DISCIPLE: Showing Up for the Next Generation

By: Majors Matt and Jamie Satterlee

The church has been given a wonderful gift, the opportunity to lead young people to Jesus and disciple them to be resilient, faithful followers.

Tom Shefchunas, a veteran leader in youth discipleship and development, imagines youth discipleship as a three-legged stool. One leg is based on curriculum or what we’re teaching. The second leg is relationship, shared experience and history together. The third is time.

In a perfect world, our stool is perfectly balanced, each leg equal to the other. We have time, the lifetime of the disciple to build relationship and to impart biblical knowledge. The reality is, though, that our stool is often wobbly, with more emphasis placed on one leg than the others.

Our teachings must be grounded in the Word. Barna reports that only 4% of Gen Z (those born between 1997-2013) have a biblical worldview. There are several reasons for this, such as a decline in family church attendance. I wonder if it might go beyond that. I wonder if we might be guilty of using our program time to entertain instead of to teach. That’s not to say we can’t play games and have fun, but if we want our young people to have a biblical worldview, they have to know what the Bible says. Young people want a place where they can ask the hard questions. The cool thing about Gen Z is they don’t mind if you don’t have all of the answers. They just want to talk it through and to be able to dialogue about the questions they have and the challenges they face.

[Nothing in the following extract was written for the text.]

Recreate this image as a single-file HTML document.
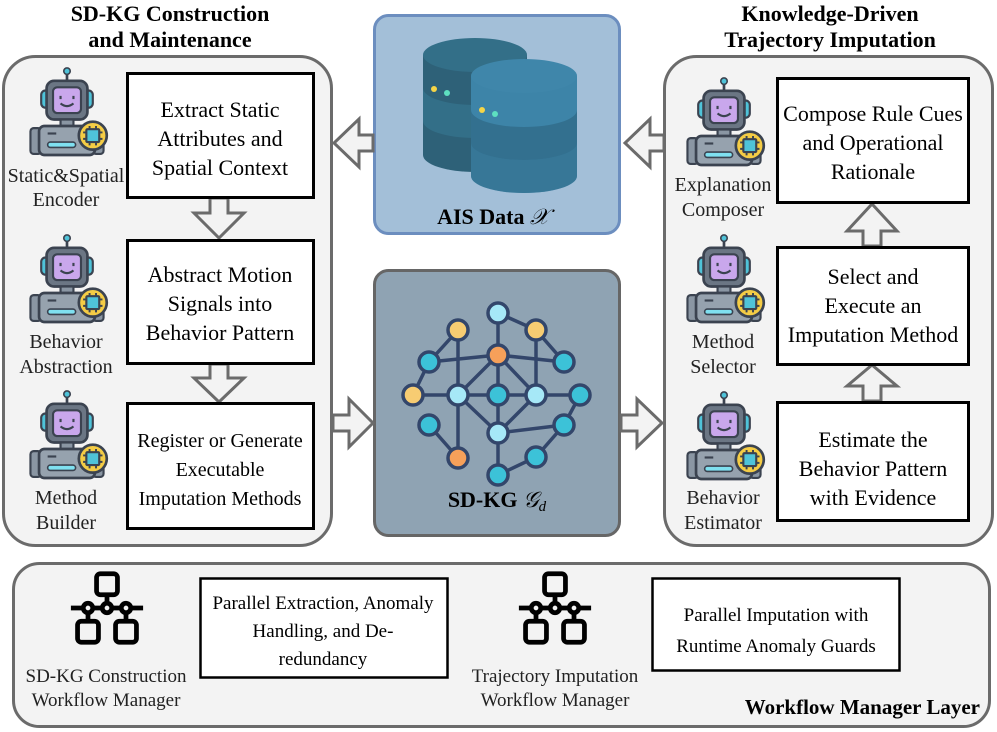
<!DOCTYPE html>
<html><head><meta charset="utf-8"><style>
html,body{margin:0;padding:0;background:#fff;}
svg{display:block;font-family:"Liberation Serif",serif;}
</style></head><body>
<svg width="997" height="732" viewBox="0 0 997 732" xmlns="http://www.w3.org/2000/svg">
<defs>
<symbol id="robot" viewBox="0 0 80 84">
 <line x1="40" y1="4" x2="40" y2="14" stroke="#3b4350" stroke-width="2.5"/>
 <circle cx="40" cy="4" r="3" fill="#4fc3d9" stroke="#3b4350" stroke-width="1.5"/>
 <rect x="16" y="22" width="8" height="16" rx="4" fill="#4fc3d9" stroke="#3b4350" stroke-width="2"/>
 <rect x="56" y="22" width="8" height="16" rx="4" fill="#4fc3d9" stroke="#3b4350" stroke-width="2"/>
 <rect x="21" y="13" width="38" height="36" rx="7" fill="#6b7684" stroke="#3b4350" stroke-width="2.5"/>
 <rect x="27" y="19" width="26" height="24" rx="4" fill="#c9a7ec" stroke="#3b4350" stroke-width="2"/>
 <path d="M34 34 Q40 39 46 34" stroke="#3b4350" stroke-width="2" fill="none"/>
 <line x1="34" y1="27" x2="34" y2="30" stroke="#3b4350" stroke-width="2"/>
 <line x1="46" y1="27" x2="46" y2="30" stroke="#3b4350" stroke-width="2"/>
 <rect x="34" y="49" width="12" height="6" fill="#8a96a3" stroke="#3b4350" stroke-width="2"/>
 <rect x="6" y="57" width="10" height="24" rx="3" fill="#8a96a3" stroke="#3b4350" stroke-width="2"/>
 <rect x="64" y="57" width="10" height="24" rx="3" fill="#8a96a3" stroke="#3b4350" stroke-width="2"/>
 <rect x="14" y="55" width="52" height="27" rx="5" fill="#96a2ae" stroke="#3b4350" stroke-width="2.5"/>
 <rect x="22" y="70" width="26" height="5" rx="2.5" fill="#7fe0f0" stroke="#3b4350" stroke-width="1.5"/>
 <line x1="22" y1="62" x2="30" y2="62" stroke="#3b4350" stroke-width="2"/>
 <circle cx="64" cy="64" r="13" fill="#f4cc45" stroke="#3b4350" stroke-width="2.5"/>
 <rect x="58" y="58" width="12" height="12" rx="1" fill="#4fc3d9" stroke="#3b4350" stroke-width="2"/>
 <path d="M61 55v3M67 55v3M61 70v3M67 70v3M55 61h3M55 67h3M70 61h3M70 67h3" stroke="#3b4350" stroke-width="1.8"/>
</symbol>
<symbol id="flow" viewBox="0 0 80 80">
 <g fill="none" stroke="#000" stroke-width="5">
 <rect x="29" y="4" width="22" height="22" rx="4"/>
 <line x1="40" y1="26" x2="40" y2="35"/>
 <line x1="2" y1="40" x2="78" y2="40"/>
 <circle cx="20" cy="40" r="5" fill="#f2f2f2"/>
 <circle cx="40" cy="40" r="5" fill="#f2f2f2"/>
 <circle cx="60" cy="40" r="5" fill="#f2f2f2"/>
 <line x1="20" y1="45" x2="20" y2="54"/>
 <line x1="60" y1="45" x2="60" y2="54"/>
 <rect x="9" y="54" width="22" height="22" rx="4"/>
 <rect x="49" y="54" width="22" height="22" rx="4"/>
 </g>
</symbol>
</defs>

<g font-weight="bold" font-size="22" text-anchor="middle" fill="#000">
<text x="170" y="21">SD-KG Construction</text>
<text x="170" y="47">and Maintenance</text>
<text x="830" y="21">Knowledge-Driven</text>
<text x="830" y="47">Trajectory Imputation</text>
</g>

<rect x="3.5" y="56.5" width="328" height="489" rx="32" fill="#f3f3f3" stroke="#6b6b6b" stroke-width="3"/>
<rect x="664.5" y="56.5" width="328" height="489" rx="32" fill="#f3f3f3" stroke="#6b6b6b" stroke-width="3"/>
<rect x="13.5" y="563.5" width="976" height="163" rx="26" fill="#f3f3f3" stroke="#6b6b6b" stroke-width="3"/>

<rect x="374.5" y="15.5" width="245" height="218" rx="14" fill="#a3bfd8" stroke="#6c8ebf" stroke-width="3"/>
<g>
 <path d="M423 55 v100 a52 17 0 0 0 104 0 v-100z" fill="#2e6178"/>
 <path d="M423 88 a52 17 0 0 0 104 0 v33 a52 17 0 0 1 -104 0z" fill="#336f88"/>
 <ellipse cx="475" cy="55" rx="52" ry="17" fill="#336f88"/>
 <circle cx="434" cy="89" r="3" fill="#f5d547"/><circle cx="447" cy="93" r="3" fill="#5ee0c0"/>
 <path d="M471 76 v100 a53 17 0 0 0 106 0 v-100z" fill="#3d84a8"/>
 <path d="M471 110 a53 17 0 0 0 106 0 v33 a53 17 0 0 1 -106 0z" fill="#33708f"/>
 <path d="M471 143 a53 17 0 0 0 106 0 v33 a53 17 0 0 1 -106 0z" fill="#336e8c" opacity="0.6"/>
 <ellipse cx="524" cy="76" rx="53" ry="17" fill="#3f86aa"/>
 <circle cx="482" cy="110" r="3" fill="#f5d547"/><circle cx="495" cy="114" r="3" fill="#5ee0c0"/>
</g>
<text x="493" y="224" text-anchor="middle" font-weight="bold" font-size="22">AIS Data <tspan font-style="italic" font-weight="normal">𝒳</tspan></text>

<rect x="374.5" y="270.5" width="245" height="265" rx="14" fill="#8fa3b3" stroke="#666" stroke-width="3"/>
<g stroke="#33466b" stroke-width="3.5">
 <line x1="498" y1="313" x2="498" y2="475"/>
 <line x1="498" y1="313" x2="536" y2="330"/>
 <line x1="536" y1="330" x2="564" y2="362"/>
 <line x1="536" y1="330" x2="536" y2="395"/>
 <line x1="458" y1="330" x2="429" y2="362"/>
 <line x1="458" y1="330" x2="458" y2="458"/>
 <line x1="429" y1="362" x2="498" y2="355"/>
 <line x1="498" y1="355" x2="564" y2="362"/>
 <line x1="429" y1="362" x2="413" y2="395"/>
 <line x1="413" y1="395" x2="580" y2="395"/>
 <line x1="498" y1="355" x2="458" y2="395"/>
 <line x1="498" y1="355" x2="536" y2="395"/>
 <line x1="458" y1="395" x2="498" y2="433"/>
 <line x1="536" y1="395" x2="498" y2="433"/>
 <line x1="498" y1="433" x2="564" y2="425"/>
 <line x1="580" y1="395" x2="564" y2="425"/>
 <line x1="429" y1="425" x2="458" y2="458"/>
 <line x1="498" y1="475" x2="536" y2="457"/>
 <line x1="536" y1="457" x2="564" y2="425"/>
</g>
<g stroke="#33466b" stroke-width="3.5">
 <circle cx="498" cy="313" r="10" fill="#a6e8f7"/>
 <circle cx="458" cy="330" r="10" fill="#f7cc72"/>
 <circle cx="536" cy="330" r="10" fill="#f7cc72"/>
 <circle cx="429" cy="362" r="10" fill="#3cc2d8"/>
 <circle cx="498" cy="355" r="10" fill="#f6a05a"/>
 <circle cx="564" cy="362" r="10" fill="#3cc2d8"/>
 <circle cx="413" cy="395" r="10" fill="#f7cc72"/>
 <circle cx="458" cy="395" r="10" fill="#a6e8f7"/>
 <circle cx="498" cy="395" r="10" fill="#3cc2d8"/>
 <circle cx="536" cy="395" r="10" fill="#a6e8f7"/>
 <circle cx="580" cy="395" r="10" fill="#3cc2d8"/>
 <circle cx="429" cy="425" r="10" fill="#3cc2d8"/>
 <circle cx="498" cy="433" r="10" fill="#a6e8f7"/>
 <circle cx="564" cy="425" r="10" fill="#3cc2d8"/>
 <circle cx="458" cy="458" r="10" fill="#f6a05a"/>
 <circle cx="536" cy="457" r="10" fill="#3cc2d8"/>
 <circle cx="498" cy="475" r="10" fill="#3cc2d8"/>
</g>
<text x="497" y="507" text-anchor="middle" font-weight="bold" font-size="22">SD-KG <tspan font-style="italic" font-weight="normal">𝒢<tspan font-size="15" dy="4">d</tspan></tspan></text>

<g fill="#f3f3f3" stroke="#6b6b6b" stroke-width="3" stroke-linejoin="miter">
 <path d="M373 135 H359 V119 L334 143 L359 167 V151 H373 Z"/>
 <path d="M664 135 H650 V119 L625 143 L650 167 V151 H664 Z"/>
 <path d="M333 415 H349 V399 L373 423 L349 447 V431 H333 Z"/>
 <path d="M621 415 H637 V399 L662 423 L637 447 V431 H621 Z"/>
 <path d="M210 198 V213 H194 L219 238 L244 213 H228 V198 Z"/>
 <path d="M210 364 V378 H194 L219 402 L244 378 H228 V364 Z"/>
 <path d="M863 246 V231 H847 L872 204 L897 231 H881 V246 Z"/>
 <path d="M863 401 V386 H847 L872 365 L897 386 H881 V401 Z"/>
</g>

<g fill="#fff" stroke="#000" stroke-width="3">
 <rect x="127.5" y="73.5" width="186" height="124"/>
 <rect x="127.5" y="240.5" width="186" height="123"/>
 <rect x="127.5" y="403.5" width="186" height="125"/>
 <rect x="777.5" y="78.5" width="191" height="124"/>
 <rect x="777.5" y="247.5" width="191" height="117"/>
 <rect x="777.5" y="402.5" width="191" height="118"/>
 <rect x="200.5" y="578.5" width="247" height="99" stroke-width="2.5"/>
 <rect x="652.5" y="578.5" width="247" height="92" stroke-width="2.5"/>
</g>
<g font-size="22" text-anchor="middle" fill="#000">
 <text x="220" y="117">Extract Static</text>
 <text x="220" y="146">Attributes and</text>
 <text x="220" y="175">Spatial Context</text>
 <text x="220" y="282">Abstract Motion</text>
 <text x="220" y="311">Signals into</text>
 <text x="220" y="340">Behavior Pattern</text>
 <text x="220" y="447" font-size="20">Register or Generate</text>
 <text x="220" y="476" font-size="20">Executable</text>
 <text x="220" y="505" font-size="20">Imputation Methods</text>
 <text x="873" y="121">Compose Rule Cues</text>
 <text x="873" y="150">and Operational</text>
 <text x="873" y="179">Rationale</text>
 <text x="873" y="284">Select and</text>
 <text x="873" y="313">Execute an</text>
 <text x="873" y="342">Imputation Method</text>
 <text x="873" y="447">Estimate the</text>
 <text x="873" y="476">Behavior Pattern</text>
 <text x="873" y="505">with Evidence</text>
</g>
<g font-size="19" text-anchor="middle" fill="#000">
 <text x="323" y="609">Parallel Extraction, Anomaly</text>
 <text x="323" y="637">Handling, and De-</text>
 <text x="323" y="665">redundancy</text>
 <text x="776" y="621">Parallel Imputation with</text>
 <text x="776" y="652">Runtime Anomaly Guards</text>
</g>

<use href="#robot" x="24" y="66" width="86" height="92"/>
<use href="#robot" x="24" y="233" width="86" height="92"/>
<use href="#robot" x="24" y="389" width="86" height="92"/>
<use href="#robot" x="681" y="76" width="86" height="92"/>
<use href="#robot" x="681" y="233" width="86" height="92"/>
<use href="#robot" x="681" y="390" width="86" height="92"/>
<g font-size="20" text-anchor="middle" fill="#222">
 <text x="66" y="182">Static&amp;Spatial</text>
 <text x="66" y="206">Encoder</text>
 <text x="66" y="348">Behavior</text>
 <text x="66" y="373">Abstraction</text>
 <text x="66" y="504">Method</text>
 <text x="66" y="529">Builder</text>
 <text x="723" y="191">Explanation</text>
 <text x="723" y="216">Composer</text>
 <text x="723" y="348">Method</text>
 <text x="723" y="373">Selector</text>
 <text x="723" y="504">Behavior</text>
 <text x="723" y="529">Estimator</text>
</g>

<use href="#flow" x="69" y="570" width="76" height="76"/>
<use href="#flow" x="517" y="570" width="76" height="76"/>
<g font-size="19" text-anchor="middle" fill="#222">
 <text x="106" y="682">SD-KG Construction</text>
 <text x="106" y="706">Workflow Manager</text>
 <text x="555" y="682">Trajectory Imputation</text>
 <text x="555" y="706">Workflow Manager</text>
</g>
<text x="980" y="714" text-anchor="end" font-weight="bold" font-size="21">Workflow Manager Layer</text>
</svg>
</body></html>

Discipleship takes time. Time is unrelenting. There is never enough of it, and it goes so quickly. To disciple young people, we must invest our time. It’s important to show up for them, setting aside time to go to their performances, their games, their concerts or their birthday parties. I recently listened to a podcast on youth discipleship with Kara Powell, Executive Director at Fuller Youth Institute, who has spent the last 15 years studying young people of faith. While doing research on what keeps young people in church, one youth group consistently talked about staying tied to the church because of Bill.

Bill is in his late 70s. He’s retired, so he decided he wanted to spend his retirement years showing up at games and recitals of the young people in the youth group at his church. He remembered how it felt as a young person, when it seemed that everyone but him had a cheering section. He didn’t want the kids in the youth group to not have someone cheering them on. Bill has even recruited other retirees in the congregation to attend the games and recitals. They don’t teach programs. They don’t volunteer at youth group. They just show up at games and cheer the kids on. Those efforts are keeping young people tied to their church.

Discipleship takes relationship. This is critical for discipling young people. If we want to disciple a young person, we first have to build relationship with them. Know their names. Ask them what is going on at school. What classes are going well? What classes are challenging? Find out their hobbies, what they’re passionate about. What worries them about the future? In their study on young resilient disciples, Barna found that inter-generational relationships are key. 65% of these resilient disciples shared that they felt valued by people in their lives that were older than them.

Our corps have a great opportunity in discipling young people, but it can’t just be done by corps officers. The discipleship of young people is a responsibility for the whole corps. We need our local officers and soldiers to be engaged. Show up to the kids’ games. Serve as table leaders on youth night. Pray for and with the young people in your corps. Studies show that if a young person has five adults that pray for them, they are more likely to become resilient disciples and stay integrated in the church. Local officers and soldiers have an advantage that officers don’t, in that they stay in the corps while officers transition. When local officers and soldiers are invested in young people, that foundational leg of the stool, time, continues.

When asked if she could sum up the 15 years of research into one sentence, Kara Powell said this: “All you need for youth spiritual formation is caring, Jesus centered adults investing in young people.” Youth ministry is the mutual fund of ministries. You may not see the fruit of your investment today or tomorrow. It will show itself in the disciples they become, the husbands and wives, the moms and dads, the candidates, officers, local officers and soldiers, in twenty years. If we want to see those fruits, we need to balance the stool.